The new artisans part 4: Jimmy Memento
Sydney draws creative cookies and bright sparks from all over Australia and the world. It’s a city that isn’t afraid to reinvent itself. And it’s no surprise then, that it’s home to some truly inspired innovators: the kind of people who twist tradition with imagination and a little left field thinking to create magic – whether in a sourdough loaf or a scented candle. From the florist, baker to the candlestick-maker, we meet some of Sydney’s brave new artisans.
Jimmy Memento is nothing if not enigmatic. Tattooer. Mystic. Traveller reads his website. Blackworker says his Instagram feed (he works in black ink only). Intriguing as he may be, one thing’s clear: Jimmy Memento is a one-off.
Jimmy has created his own world around his talent for tattooing. His own folklore can be read in his designs – and not least on his own body; a living canvas decorated head to toe with intricate illustrations of mandalas, script, serpents, you name it.
And whatever request a customer comes up with – a palm tree or a pastry piping bag; a tarot card or a tiger – Jimmy executes it with the stylistic flair of a brilliant artist and the confident line of a highly skilled draughtsman. He works best when given free rein, he says, and inspiration often comes from within.
“I wait until I hit an all time low and don’t desire to please anyone. My most successful artworks have only ever been intended to serve my personal aesthetic pleasure and no one else’s. They just channel through me, through a desire to create them. I always see them perfectly in my mind first then print them out through my fingers I suppose.”
But how did Jimmy become such a distinctive and unconventional tattoo artist? By going right back to the start, it turns out, as he reflects on the vast and broad spectrum of traditional tattooing. For example there was “Ötzi the iceman”, he says, who “had a series of line tattoos still embedded in his skin when he was discovered frozen for over 5,000 years.”
There’s a tradition of tattooing among tribes of Borneo and Russian prisons, among American, Chicano, Japanese and Māori people. “This list goes on,” says Jimmy, “and everyone believes their culture has the one form of traditional tattooing. All of which is written in their own manmade language, much like religion.”
Considering this, “I would say my tattooing is very traditionally influenced,” he continues. “I also have a lithographic printing background through which I developed a liking for metal plate etchings of print artists such as Hans Holbein. He was famous for publishing The Dance of Death in 1538. I guess I’m just doing things that are so old, they’re new again, right?”
Jimmy’s personal relationship with tattooing extends right back to infancy, but he came to it as a vocation a little later. “I would have to say I just ended up here through a series of both fortunate and very unfortunate events,” he says.

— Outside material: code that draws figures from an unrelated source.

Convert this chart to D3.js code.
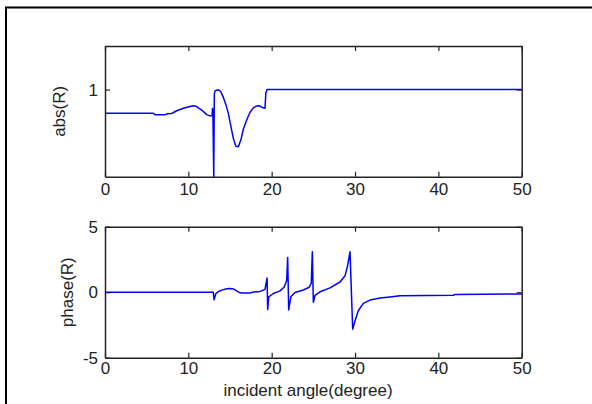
<!DOCTYPE html>
<html>
<head>
<meta charset="utf-8">
<script src="https://cdn.jsdelivr.net/npm/d3@7"></script>
<style>
  body { margin: 0; background: #fff; }
  text { font-family: "Liberation Sans", Arial, sans-serif; fill: #222; }
  .domain, .tick line { stroke: #222; }
</style>
</head>
<body>
<script>
// values
var xTicks = [0, 10, 20, 30, 40, 50];
var absTicks = [1];
var phaseTicks = [-5, 0, 5];

var absAngle = [0, 5.8, 6.0, 7.2, 7.5, 8.0, 8.6, 9.4, 10.2, 10.6, 11.0, 11.6, 12.2, 12.6, 12.85,
  12.9, 12.95, 13.05, 13.12, 13.2, 13.3, 13.6, 13.9, 14.2, 14.5, 14.8, 15.1, 15.4, 15.7, 16.0,
  16.3, 16.6, 17.0, 17.4, 17.8, 18.2, 18.5, 18.8, 19.2, 19.3, 19.45, 50];
var absValue = [0.727, 0.727, 0.712, 0.712, 0.722, 0.725, 0.757, 0.785, 0.805, 0.815, 0.805, 0.765, 0.712, 0.698, 0.70,
  0.785, 0.72, 0.0, 0.95, 0.985, 0.99, 0.998, 0.975, 0.91, 0.83, 0.727, 0.58, 0.44, 0.35, 0.345,
  0.42, 0.545, 0.65, 0.74, 0.79, 0.812, 0.815, 0.798, 0.785, 0.96, 1.0, 1.0];

var phaseAngle = [0, 13.0, 13.08, 13.3, 13.6, 14.0, 14.6, 15.0, 15.4, 15.8, 16.2, 16.6, 17.4, 17.8, 18.6, 19.2,
  19.45, 19.52, 19.65, 20.2, 21.0, 21.5, 21.8, 21.92, 22.04, 22.3, 22.8, 23.8, 24.5, 24.75, 24.88,
  25.0, 25.2, 25.8, 27.0, 28.2, 28.8, 29.1, 29.4, 29.72, 30.0, 30.4, 31.0, 31.8, 33.0, 34.2, 35.4,
  41.8, 42.0, 50];
var phaseValue = [0, 0, -0.58, -0.12, 0.05, 0.16, 0.26, 0.29, 0.25, 0.1, -0.05, -0.07, -0.07, 0.02, 0.06, 0.22,
  1.08, -1.33, -0.35, -0.1, 0.1, 0.4, 0.9, 2.64, -1.35, -0.35, -0.02, 0.17, 0.38, 0.7, 3.08,
  -0.77, -0.25, 0.03, 0.33, 0.78, 1.25, 2.0, 3.08, -2.82, -2.2, -1.4, -0.85, -0.6, -0.45, -0.36, -0.27,
  -0.23, -0.17, -0.14];

var width = 592, height = 404;
var svg = d3.select("body").append("svg")
    .attr("width", width)
    .attr("height", height);

// figure frame (only left and top edges fall inside the picture)
svg.append("rect")
    .attr("x", 6).attr("y", 7.5)
    .attr("width", 800).attr("height", 600)
    .attr("fill", "none")
    .attr("stroke", "#000")
    .attr("stroke-width", 2);

var x = d3.scaleLinear().domain([0, 50]).range([105, 521.7]);
var plain = function(d) { return String(d); };

function panel(top, bottom, yDomain, yTicks, angles, values, label, labelX, xPad) {
  var y = d3.scaleLinear().domain(yDomain).range([bottom, top]);
  var g = svg.append("g");

  // inward ticks on all four sides, labels on left and bottom
  g.append("g")
      .attr("transform", "translate(0," + bottom + ")")
      .call(d3.axisBottom(x).tickValues(xTicks).tickSizeInner(-5).tickSizeOuter(0).tickPadding(xPad).tickFormat(plain));
  g.append("g")
      .attr("transform", "translate(0," + top + ")")
      .call(d3.axisTop(x).tickValues(xTicks).tickSizeInner(-5).tickSizeOuter(0).tickFormat(""));
  g.append("g")
      .attr("transform", "translate(105,0)")
      .call(d3.axisLeft(y).tickValues(yTicks).tickSizeInner(-5).tickSizeOuter(0).tickPadding(7).tickFormat(plain));
  g.append("g")
      .attr("transform", "translate(521.7,0)")
      .call(d3.axisRight(y).tickValues(yTicks).tickSizeInner(-5).tickSizeOuter(0).tickFormat(""));

  g.selectAll(".domain").attr("stroke-width", 1.5);
  g.selectAll(".tick line").attr("stroke-width", 1.2);
  g.selectAll(".tick text").attr("font-size", 17).attr("fill", "#222");

  var line = d3.line()
      .x(function(d) { return x(d[0]); })
      .y(function(d) { return y(d[1]); });

  g.append("path")
      .datum(d3.zip(angles, values))
      .attr("fill", "none")
      .attr("stroke", "#0000ff")
      .attr("stroke-width", 1.5)
      .attr("stroke-linejoin", "round")
      .attr("d", line);

  g.append("text")
      .attr("transform", "translate(" + labelX + "," + ((top + bottom) / 2) + ") rotate(-90)")
      .attr("text-anchor", "middle")
      .attr("dominant-baseline", "central")
      .attr("font-size", 17)
      .text(label);
}

panel(46, 176.7, [0, 1.5], absTicks, absAngle, absValue, "abs(R)", 59, 6);
panel(226.7, 357.7, [-5, 5], phaseTicks, phaseAngle, phaseValue, "phase(R)", 67, 4);

svg.append("text")
    .attr("x", 308)
    .attr("y", 390)
    .attr("text-anchor", "middle")
    .attr("dominant-baseline", "central")
    .attr("font-size", 17)
    .text("incident angle(degree)");
</script>
</body>
</html>
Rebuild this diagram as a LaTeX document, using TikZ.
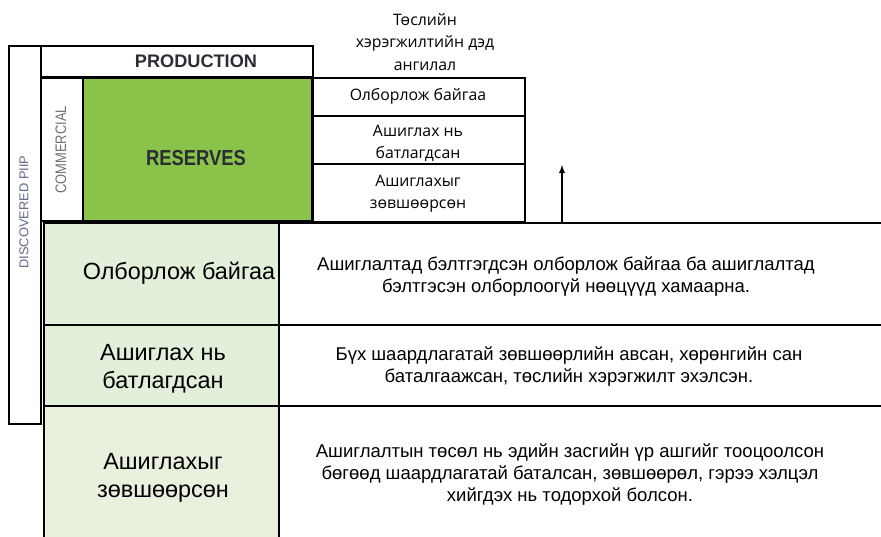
\documentclass[tikz,border=0pt]{standalone}
\usepackage{fontspec}
\setmainfont{Liberation Sans}
\newfontfamily\opensans{Open Sans}
\newfontfamily\narrowsans{Liberation Sans}[FakeStretch=0.85]
\usetikzlibrary{positioning}
\definecolor{resgreen}{RGB}{137,195,74}
\definecolor{rowgreen}{RGB}{226,239,218}
\definecolor{rowpale}{RGB}{234,240,222}
\definecolor{labblue}{RGB}{96,104,136}
\definecolor{labgrey}{RGB}{112,112,112}
\definecolor{capgrey}{RGB}{44,44,52}
\begin{document}
\begin{tikzpicture}[x=0.03cm, y=-0.03cm,
    cell/.style 2 args={draw, line width=1.6pt, anchor=north west, inner sep=0pt,
      minimum width=#1*0.03cm, minimum height=#2*0.03cm},
    small/.style={font=\opensans\fontsize{13.5}{18.5}\selectfont, align=center, inner sep=0pt},
    big/.style={font=\fontsize{20}{23.5}\selectfont, align=center, inner sep=0pt},
    desc/.style={font=\fontsize{15.8}{18.8}\selectfont, align=center, inner sep=0pt}]
  \useasboundingbox (0,0) rectangle (881,536);
  % upper block
  \node[cell={32}{378}] (disc) at (8,45) {};
  \node[cell={272}{31}] (prod) at (40,45) {};
  \node[cell={42}{143}] (comm) at (40,77) {};
  \node[cell={229}{143}, fill=resgreen] (res) at (82,77) {};
  \node[rotate=90, text=labblue, font=\fontsize{11}{12}\selectfont] (disctxt) at (24,212) {DISCOVERED PIIP};
  \node[rotate=90, text=labgrey, font=\narrowsans\fontsize{13}{13}\selectfont] (commtxt) at (61,150) {COMMERCIAL};
  \node[text=capgrey, font=\bfseries\fontsize{15.5}{16}\selectfont] (prodtxt) at (196,61) {PRODUCTION};
  \node[text=capgrey, font=\narrowsans\bfseries\fontsize{18.5}{19}\selectfont] (restxt) at (196,158) {RESERVES};
  % sub-classes
  \node[small] (hdr) at (425,42) {Төслийн\\[1pt]хэрэгжилтийн дэд\\[1pt]ангилал};
  \node[cell={212}{38}] (sub1) at (312,77) {};
  \node[cell={212}{48}] (sub2) at (312,115) {};
  \node[cell={212}{58}] (sub3) at (312,163) {};
  \node[small] (sub1txt) at (418,96) {Олборлож байгаа};
  \node[small] (sub2txt) at (418,143) {Ашиглах нь\\батлагдсан};
  \node[small] (sub3txt) at (418,194) {Ашиглахыг\\зөвшөөрсөн};
  \coordinate (arrbase) at (562,222);
  \coordinate (arrtip) at (562,165);
  \draw[-latex, line width=1.4pt] (arrbase) -- (arrtip);
  % lower table
  \node[cell={235}{102}, fill=rowgreen] (lab1) at (43,222) {};
  \node[cell={604}{102}] (desc1) at (278,222) {};
  \node[cell={235}{81}, fill=rowgreen] (lab2) at (43,324) {};
  \node[cell={604}{81}] (desc2) at (278,324) {};
  \node[cell={235}{150}, fill=rowpale] (lab3) at (43,405) {};
  \node[cell={604}{150}] (desc3) at (278,405) {};
  \node[big] (lab1txt) at (179,273) {Олборлож байгаа};
  \node[big] (lab2txt) at (163,369) {Ашиглах нь\\батлагдсан};
  \node[big] (lab3txt) at (163,478) {Ашиглахыг\\[1pt]зөвшөөрсөн};
  \node[desc] (desc1txt) at (566,277) {Ашиглалтад бэлтгэгдсэн олборлож байгаа ба ашиглалтад\\бэлтгэсэн олборлоогүй нөөцүүд хамаарна.};
  \node[desc] (desc2txt) at (569,367) {Бүх шаардлагатай зөвшөөрлийн авсан, хөрөнгийн сан\\баталгаажсан, төслийн хэрэгжилт эхэлсэн.};
  \node[desc] (desc3txt) at (570,475) {Ашиглалтын төсөл нь эдийн засгийн үр ашгийг тооцоолсон\\бөгөөд шаардлагатай баталсан, зөвшөөрөл, гэрээ хэлцэл\\хийгдэх нь тодорхой болсон.};
\end{tikzpicture}
\end{document}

“My great, great grandfather was heavily tattooed, [as were] all the other men down the line until I was born. The rest is just a series of trying other careers and suffering unfortunate consequences to find that tattooing was my soul mate.”
And while perhaps his love for tattooing was inherited, his unique sensibility no doubt comes from his worldview. “I have an amazing skill for reckless abandonment of society’s pre-programmed notions of expectations”, he says. “I don’t get the world, but I do get my art, and that’s all this alchemistic hermit boy needs.”
True to his word, he’s created his own reality in his four-level old church hall conversion in Glebe. It’s his home, but perhaps more than that a creative space: for making jewellery and art, for recording music and for video production. And soon, when the time is right, he will open his very own studio, Tatouges Noir.
“I am starting something very exciting that hasn’t been done before,” he reveals to us: “a contemporary private studio, dark lit with backlighting, hypnotising music, aroma oils, laser projections on the ceiling for client meditation.” He’s also developing a new, relaxing tattooing technique and is confident it’ll make its mark on the industry.
But anyone keen to give it a go might be in for a long wait: “It will only be accessible after an interview process as I have over 1,000 clients in Sydney and will only be serving exclusively a handful of well-mannered, deserving clients.” Badly behaved with uninspired ideas? Suffice to say you need not apply.